Thanks to some conscientious reporting from The New York Times’ Adam Nossiter this week, the rest of the national media has been alerted to the possibility that the still-controversial U.S. Senate race just concluded in Tennessee may have owed its outcome to factors other than race.

That this conclusion comes as no special revelation to most in-formed observers inside the state itself is almost beside the point. Anybody who turned a TV set on to a Washington- or New York-based political talk show during the Senate campaign’s stretch drive is aware that the consensus among national pundits was overwhelmingly that the contest between victorious Republican Bob Corker and Democrat Harold Ford Jr. hinged on race and almost nothing else.
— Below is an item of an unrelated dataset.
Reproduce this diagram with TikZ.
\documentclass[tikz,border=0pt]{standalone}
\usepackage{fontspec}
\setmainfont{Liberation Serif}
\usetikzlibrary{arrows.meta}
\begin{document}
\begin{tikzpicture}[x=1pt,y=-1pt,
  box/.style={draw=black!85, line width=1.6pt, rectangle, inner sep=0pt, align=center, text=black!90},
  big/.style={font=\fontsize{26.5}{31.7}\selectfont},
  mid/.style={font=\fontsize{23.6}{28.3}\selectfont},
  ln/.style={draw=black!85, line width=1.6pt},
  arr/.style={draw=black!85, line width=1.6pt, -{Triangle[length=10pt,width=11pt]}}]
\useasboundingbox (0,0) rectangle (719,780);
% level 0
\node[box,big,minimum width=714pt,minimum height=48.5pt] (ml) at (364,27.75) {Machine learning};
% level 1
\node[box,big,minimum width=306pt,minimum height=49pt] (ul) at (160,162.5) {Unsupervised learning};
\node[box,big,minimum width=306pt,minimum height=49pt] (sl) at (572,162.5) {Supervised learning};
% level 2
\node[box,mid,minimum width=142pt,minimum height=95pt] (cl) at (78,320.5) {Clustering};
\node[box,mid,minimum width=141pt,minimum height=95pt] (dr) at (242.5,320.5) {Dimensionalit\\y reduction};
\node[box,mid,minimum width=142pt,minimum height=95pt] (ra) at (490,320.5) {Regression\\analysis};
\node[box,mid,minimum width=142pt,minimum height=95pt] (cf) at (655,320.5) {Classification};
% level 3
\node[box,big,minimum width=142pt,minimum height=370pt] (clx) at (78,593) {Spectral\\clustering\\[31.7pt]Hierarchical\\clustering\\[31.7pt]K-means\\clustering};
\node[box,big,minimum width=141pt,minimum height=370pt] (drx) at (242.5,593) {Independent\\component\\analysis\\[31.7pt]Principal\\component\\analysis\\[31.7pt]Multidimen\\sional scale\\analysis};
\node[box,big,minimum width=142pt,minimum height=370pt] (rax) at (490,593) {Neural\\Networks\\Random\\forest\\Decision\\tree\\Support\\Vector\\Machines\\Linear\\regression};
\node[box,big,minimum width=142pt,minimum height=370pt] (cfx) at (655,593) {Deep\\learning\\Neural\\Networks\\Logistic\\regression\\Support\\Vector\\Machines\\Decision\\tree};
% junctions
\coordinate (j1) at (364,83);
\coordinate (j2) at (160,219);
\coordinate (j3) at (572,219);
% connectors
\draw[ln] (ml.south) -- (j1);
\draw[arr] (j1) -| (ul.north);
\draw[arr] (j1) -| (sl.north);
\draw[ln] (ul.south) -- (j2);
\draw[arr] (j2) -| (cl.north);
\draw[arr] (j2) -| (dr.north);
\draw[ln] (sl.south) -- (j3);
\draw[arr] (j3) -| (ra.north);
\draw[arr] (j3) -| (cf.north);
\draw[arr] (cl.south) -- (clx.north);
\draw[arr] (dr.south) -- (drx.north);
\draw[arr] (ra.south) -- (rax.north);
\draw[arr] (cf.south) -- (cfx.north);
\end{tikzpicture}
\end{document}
And, so long as that conventional wisdom holds, any point of view expressed by us local yokels may be deemed irrelevant by the big boys in the well-appointed offices up yonder. After all, are we not suspect witnesses, having perhaps drunk of the bigot’s brew ourselves?

Nossiter’s conclusions, based on his time logged on the campaign trail in Tennessee and on numerous interviews and other shoe-leather research, could constitute the beginning of an overdue reappraisal of this national rush to judgment.
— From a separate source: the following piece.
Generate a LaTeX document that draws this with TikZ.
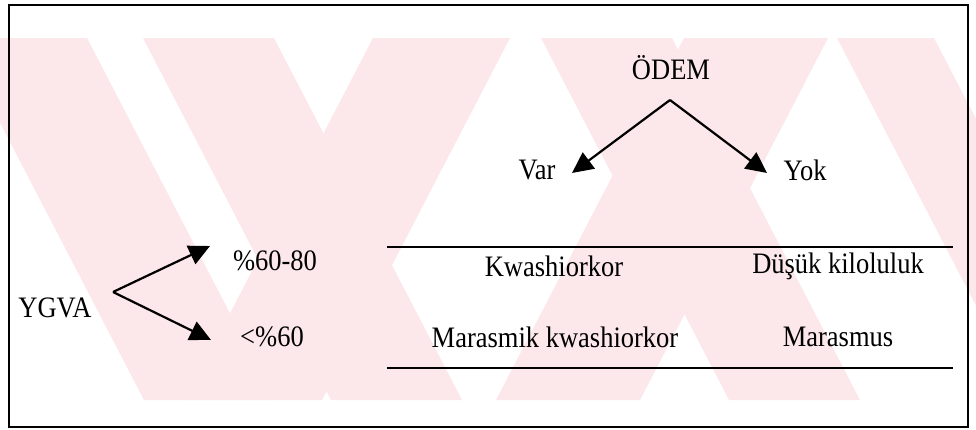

While acknowledging that a major statewide race by an African American like Ford runs counter to the Southern tradition, Nossiter also mentions two other factors contributing to the Memphis congressman’s narrow defeat by Corker. One is simply the fact that Democrats in recent years have not bothered to sustain the once-prevalent party tradition of all-out effort in every corner of our presumed “red state.” Another is the fact that, as former state Democratic chairman Will Cheek of Nashville confided to Nossiter, “The Ford name has a lot of baggage in West Tennessee.”

That amounts to a statement of the obvious, particularly when, at the time of the November 7th election, A) Uncle John Ford faced imminent trial on charges of bribery and extortion relating to his service as a state senator; B) Papa Harold Ford Sr. had uttered some indiscreet, religious-based rhetoric on behalf of his son Jake, a candidate for brother Harold Jr.’s 9th District congressional seat; and C) the aforesaid Jake Ford himself seemed determined to provoke unflattering media coverage.
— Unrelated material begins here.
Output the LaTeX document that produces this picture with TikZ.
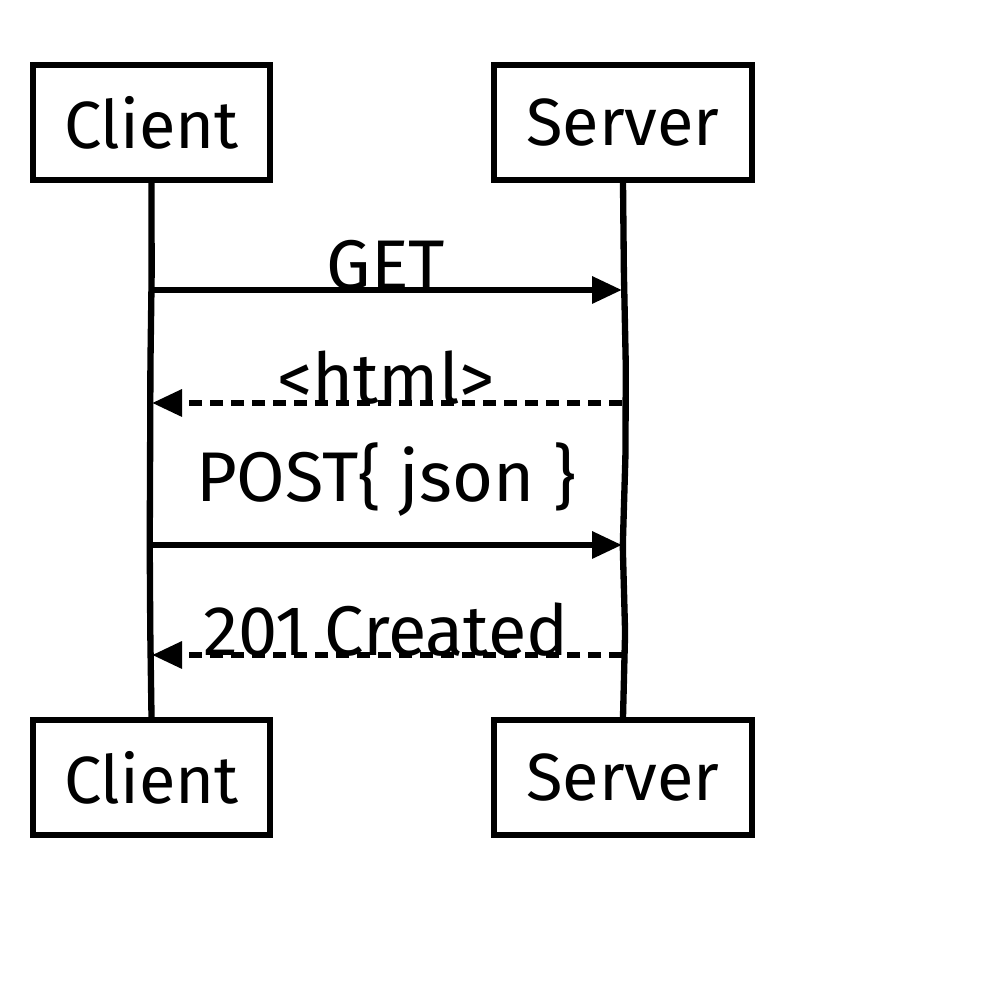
\documentclass[tikz,border=0pt]{standalone}
\usepackage{fontspec}
\setmainfont{Fira Sans}
\usetikzlibrary{arrows.meta,decorations.pathmorphing}

\tikzset{
  rough/.style={decorate,decoration={random steps,segment length=9mm,amplitude=.35mm},rounded corners=.6mm},
  actor/.style={draw,line width=1.8pt,minimum height=11.5mm,font=\fontsize{19}{22}\selectfont},
  life/.style={line width=1.8pt,rough},
  call/.style={line width=1.8pt,-{Triangle[length=3mm,width=2.6mm]}},
  reply/.style={call,dash pattern=on 1.3mm off .8mm},
  msg/.style={font=\fontsize{20}{23}\selectfont}
}

\begin{document}
\begin{tikzpicture}
  \pgfmathsetseed{11}
  \useasboundingbox (0,0) rectangle (10,10);
  % actors
  \node[actor,minimum width=23.7mm] (ctop) at (1.515,8.775) {Client};
  \node[actor,minimum width=25.8mm] (stop) at (6.23,8.775) {Server};
  \node[actor,minimum width=23.7mm] (cbot) at (1.515,2.225) {Client};
  \node[actor,minimum width=25.8mm] (sbot) at (6.23,2.225) {Server};
  % lifelines
  \draw[life] (ctop.south) -- (cbot.north);
  \draw[life] (stop.south) -- (sbot.north);
  % message ends
  \coordinate (get1) at (1.52,7.1);   \coordinate (get2) at (6.22,7.1);
  \coordinate (html1) at (6.22,5.97); \coordinate (html2) at (1.52,5.97);
  \coordinate (post1) at (1.52,4.55); \coordinate (post2) at (6.22,4.55);
  \coordinate (made1) at (6.22,3.45); \coordinate (made2) at (1.52,3.45);
  % messages
  \draw[call] (get1) -- (get2);
  \node[msg] (getl) at (3.86,7.35) {GET};
  \draw[reply] (html1) -- (html2);
  \node[msg] (htmll) at (3.86,6.22) {<html>};
  \draw[call] (post1) -- (post2);
  \node[msg] (postl) at (3.86,5.2) {POST\{ json \}};
  \draw[reply] (made1) -- (made2);
  \node[msg] (madel) at (3.86,3.7) {201 Created};
\end{tikzpicture}
\end{document}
Memphis pollster Berge Yacoubian confided this week that he has launched a survey of his own, focused largely on the rural West Tennessee counties where Ford’s totals ran below expectations and conspicuously less well than Governor Phil Bredesen, his Democratic ticket-mate.

“I don’t have a client for this,” explained Yacoubian. “It’s just research for its own sake.” Concentrating on the Bredesen-Ford differential in rural counties, Yacoubian hopes to establish the pecking order of five possible explanations: 1) the lack of a strong, well-financed opponent for Bredesen; 2) doubts concerning Ford’s youth and experience level; 3) race; 4) Ford family factors; and 5) none of the above.

Whatever the veteran pollster turns up (and he promises he’ll let us know), it will not write a finale to speculation as to what happened in the Senate race. It may be that no single explanation will ever be established. All we know is that Corker won and Ford lost, and we’re open-minded as to why.